Acyl-amide is extensively used as functional group and is a superior contender for the design of MOFs with the guest accessible functional organic sites. A novel acyl-amide-containing tetracarboxylate ligand, bis­(3,5-dicarboxy-pheny1)­terephthalamide, has been successfully synthesized. The H4L linker has some fascinating attributes as follows: (i) four carboxylate moieties as the coordination sites confirm affluent coordination approaches to figure a diversity of structure; (ii) two acyl-amide groups as the guest interaction sites can engender guest molecules integrated into the MOF networks through H-bonding interfaces and have a possibility to act as functional organic sites for the condensation reaction. A mesoporous MOF ([Cu2(L)­(H2O)3]·4DMF·6H2O) has been prepared in order to produce the amide FOS within the MOF, which will work as guest accessible sites. The prepared MOF was characterized by CHN analysis, PXRD, FTIR spectroscopy, and SEM analysis. The MOF showed superior catalytic activity for Knoevenagel condensation.

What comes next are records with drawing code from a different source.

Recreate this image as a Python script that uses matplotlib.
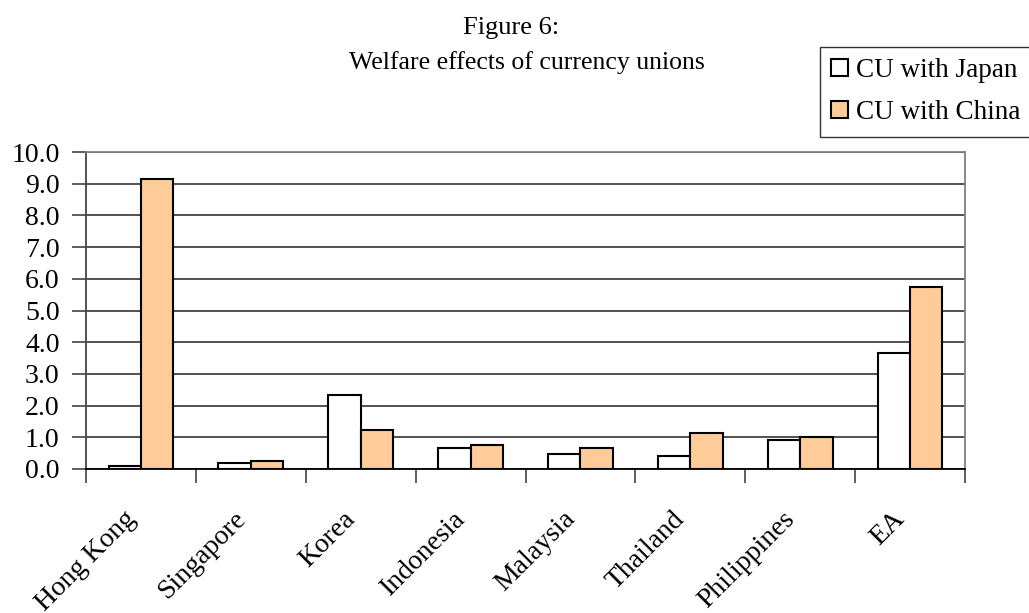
import numpy as np
import matplotlib
matplotlib.use('Agg')
import matplotlib.pyplot as plt
import matplotlib.patches as mpatches
import matplotlib.transforms as mtransforms
from matplotlib.ticker import FixedLocator

plt.rcParams['font.family'] = ['Liberation Serif', 'DejaVu Serif']

#%% data
countries = ['Hong Kong', 'Singapore', 'Korea', 'Indonesia', 'Malaysia',
             'Thailand', 'Philippines', 'EA']
cu_japan = [0.11, 0.19, 2.33, 0.66, 0.48, 0.42, 0.90, 3.65]
cu_china = [9.16, 0.24, 1.24, 0.77, 0.66, 1.13, 1.01, 5.75]
series_names = ['CU with Japan', 'CU with China']
yticks = np.arange(0, 10.01, 1.0)

#%% plot
W, H = 1029, 613
fig = plt.figure(figsize=(W/100, H/100), dpi=100)
ax = fig.add_axes([86/W, 1-469/H, (965-86)/W, (469-152)/H])

x = np.arange(len(countries))
bw = 0.295
ax.bar(x - bw/2, cu_japan, bw, color='white', ec='black', lw=1.5, zorder=3)
ax.bar(x + bw/2, cu_china, bw, color='#FFCC99', ec='black', lw=1.5, zorder=3)

ax.set_xlim(-0.5, len(countries) - 0.5)
ax.set_ylim(0, 10)
ax.set_yticks(yticks)
ax.set_yticklabels(['%.1f' % v for v in yticks], fontsize=20)
ax.yaxis.grid(True, color='#222222', lw=1.1, zorder=1)
ax.tick_params(axis='y', length=10, width=1.1, pad=9, color='#333333')

ax.set_xticks(x)
ax.set_xticklabels(countries, fontsize=20, rotation=45, ha='right',
                   rotation_mode='anchor')
ax.tick_params(axis='x', which='major', length=0, pad=27)
# shift the slanted labels a little to the left, as in the original
shift = mtransforms.ScaledTranslation(-0.18, 0, fig.dpi_scale_trans)
for lbl in ax.get_xticklabels():
    lbl.set_transform(lbl.get_transform() + shift)
ax.xaxis.set_minor_locator(FixedLocator(np.arange(-0.5, len(countries), 1.0)))
ax.tick_params(axis='x', which='minor', length=10, width=1.1, color='#333333')

for s in ['top', 'right']:
    ax.spines[s].set_color('#808080')
    ax.spines[s].set_linewidth(1.3)
ax.spines['left'].set_color('#444444')
ax.spines['left'].set_linewidth(1.3)
ax.spines['bottom'].set_color('black')
ax.spines['bottom'].set_linewidth(1.3)
ax.set_axisbelow(True)

fig.text(511/W, 1-28/H, 'Figure 6:', ha='center', va='center', fontsize=19)
fig.text(527/W, 1-63/H, 'Welfare effects of currency unions',
         ha='center', va='center', fontsize=18.5)

handles = [mpatches.Patch(fc='white', ec='black', lw=1.5),
           mpatches.Patch(fc='#FFCC99', ec='black', lw=1.5)]
leg = fig.legend(handles, series_names, loc='upper left',
                 bbox_to_anchor=(820/W, 1-47/H), borderaxespad=0,
                 fontsize=19.5, frameon=True, fancybox=False,
                 handlelength=0.6, handleheight=0.6, handletextpad=0.3,
                 labelspacing=0.62, borderpad=0.42)
leg.get_frame().set_edgecolor('black')
leg.get_frame().set_linewidth(1.0)

plt.savefig('out.png', dpi=100)
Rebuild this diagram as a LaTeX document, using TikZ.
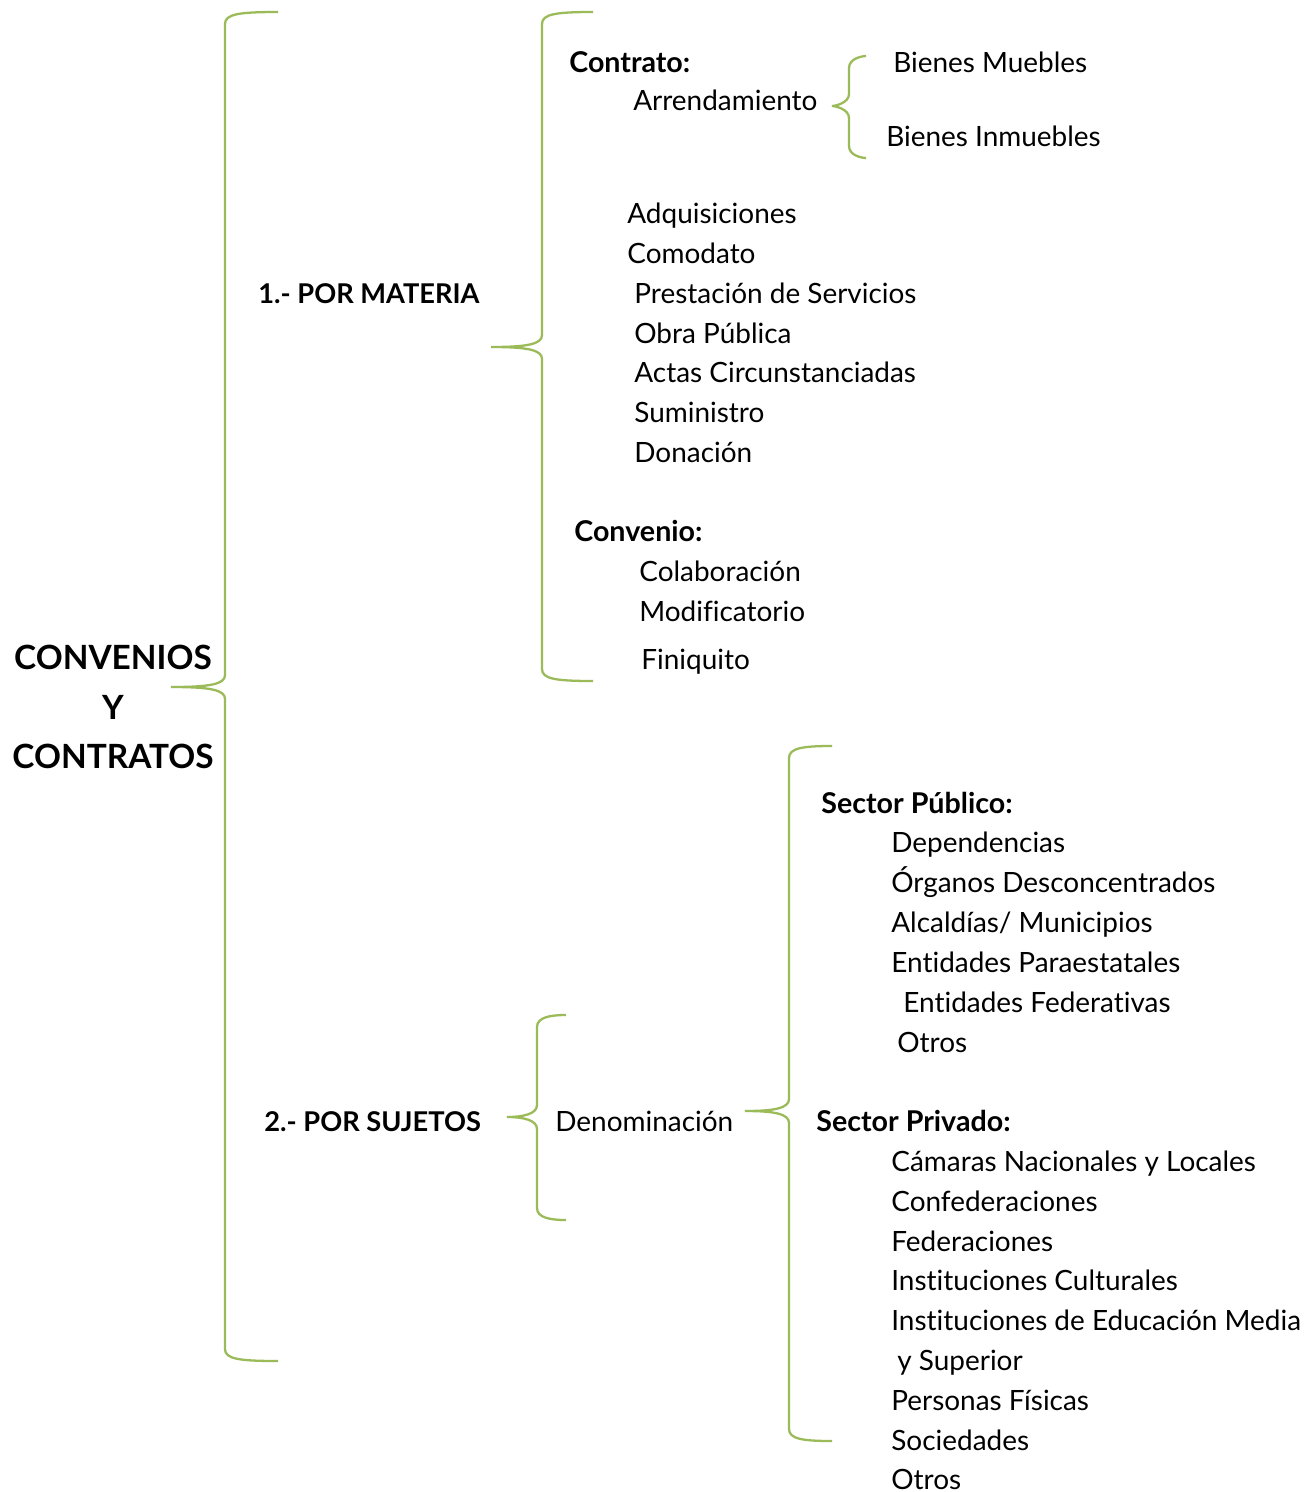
\documentclass[tikz,border=0pt]{standalone}
\usepackage{fontspec}
\setmainfont{Lato}[Ligatures=NoCommon]
\usetikzlibrary{positioning}
\definecolor{Olive}{HTML}{9BBB59}

% llave: x extremo, x vertical, x punta, y arriba, y punta, y abajo
\newcommand{\llave}[6]{%
  \draw[llave] (#1,#4) .. controls ({#2+14},#4) and (#2,{#4+2}) .. (#2,{#4+12})
    -- (#2,{#5-12}) .. controls (#2,{#5-3}) and ({#2-14},#5) .. (#3,#5)
    .. controls ({#2-14},#5) and (#2,{#5+3}) .. (#2,{#5+12})
    -- (#2,{#6-12}) .. controls (#2,{#6-2}) and ({#2+14},#6) .. (#1,#6);}

\begin{document}
\begin{tikzpicture}[x=0.02cm,y=-0.02cm,
  llave/.style={draw=Olive,line width=1.3pt},
  txt/.style={anchor=base west,inner sep=0pt,font=\fontsize{15.9}{18}\selectfont},
  tit/.style={anchor=base west,inner sep=0pt,font=\fontsize{16.3}{18}\selectfont\bfseries},
  secc/.style={anchor=base west,inner sep=0pt,font=\fontsize{15.5}{18}\selectfont\bfseries},
  raiz/.style={align=center,inner sep=0pt,font=\fontsize{19}{28}\selectfont\bfseries}
]
\useasboundingbox (0,0) rectangle (1306,1492);

\node[raiz] (raiz) at (113,707) {CONVENIOS\\Y\\CONTRATOS};

\node[secc] (materia) at (258,303) {1.- POR MATERIA};
\node[secc] (sujetos) at (264,1131) {2.- POR SUJETOS};

% por materia
\node[tit] (contrato) at (569,72) {Contrato:};
\node[txt] (arrend) at (633,110) {Arrendamiento};
\node[txt] (muebles) at (893,72) {Bienes Muebles};
\node[txt] (inmuebles) at (886,146) {Bienes Inmuebles};
\node[txt] (adq) at (627,223) {Adquisiciones};
\node[txt] (comodato) at (627,263) {Comodato};
\node[txt] (prest) at (634,303) {Prestación de Servicios};
\node[txt] (obra) at (634,343) {Obra Pública};
\node[txt] (actas) at (634,382) {Actas Circunstanciadas};
\node[txt] (sumin) at (634,422) {Suministro};
\node[txt] (donac) at (634,462) {Donación};
\node[tit] (convenio) at (574,541) {Convenio:};
\node[txt] (colab) at (639,581) {Colaboración};
\node[txt] (modif) at (639,621) {Modificatorio};
\node[txt] (finiq) at (641,669) {Finiquito};

% por sujetos
\node[txt] (denom) at (555,1131) {Denominación};
\node[tit] (publico) at (821,813) {Sector Público:};
\node[txt] (depend) at (891,852) {Dependencias};
\node[txt] (organos) at (891,892) {Órganos Desconcentrados};
\node[txt] (alcald) at (891,932) {Alcaldías/ Municipios};
\node[txt] (paraest) at (891,972) {Entidades Paraestatales};
\node[txt] (federat) at (903,1012) {Entidades Federativas};
\node[txt] (otros1) at (897,1052) {Otros};
\node[tit] (privado) at (816,1131) {Sector Privado:};
\node[txt] (camaras) at (891,1171) {Cámaras Nacionales y Locales};
\node[txt] (confed) at (891,1211) {Confederaciones};
\node[txt] (feder) at (891,1251) {Federaciones};
\node[txt] (cultur) at (891,1290) {Instituciones Culturales};
\node[txt] (educ) at (891,1330) {Instituciones de Educación Media};
\node[txt] (super) at (897,1370) {y Superior};
\node[txt] (fisicas) at (891,1410) {Personas Físicas};
\node[txt] (socied) at (891,1450) {Sociedades};
\node[txt] (otros2) at (891,1489) {Otros};

% llaves
\llave{278}{225}{171}{12}{687}{1361}
\llave{593}{542}{491}{12}{347}{681}
\llave{866}{849}{832}{56}{106}{158}
\llave{566}{537}{507}{1015}{1117}{1220}
\llave{832}{789}{745}{746}{1111}{1441}
\end{tikzpicture}
\end{document}
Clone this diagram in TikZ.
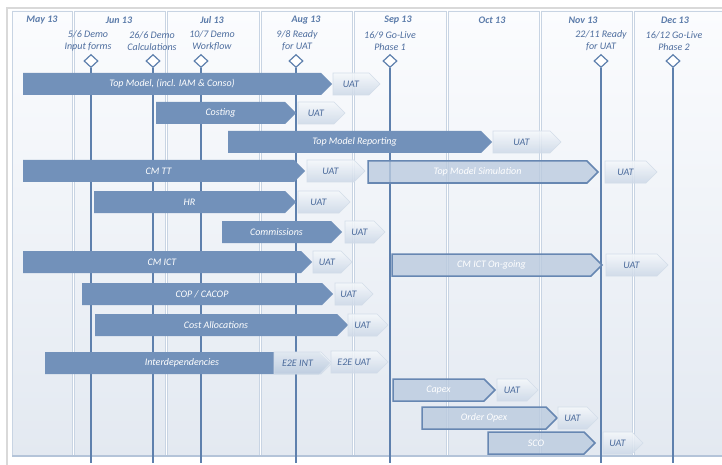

The catalytic system endures a broad variety of the functional groups and presents high to modest yields of aldehydes containing electron withdrawing groups (4-chloro, 4-fluoro, 4-nitro), offering a yield > 98 in less reaction time as compared to aldehydes with electron donationg groups (4-methyl). The amide decorated MOF (LOCOM-1-) as a heterogeneous catalyst can be simply recovered by centrifugation and recycled again without a flagrant loss of its catalytic efficiency.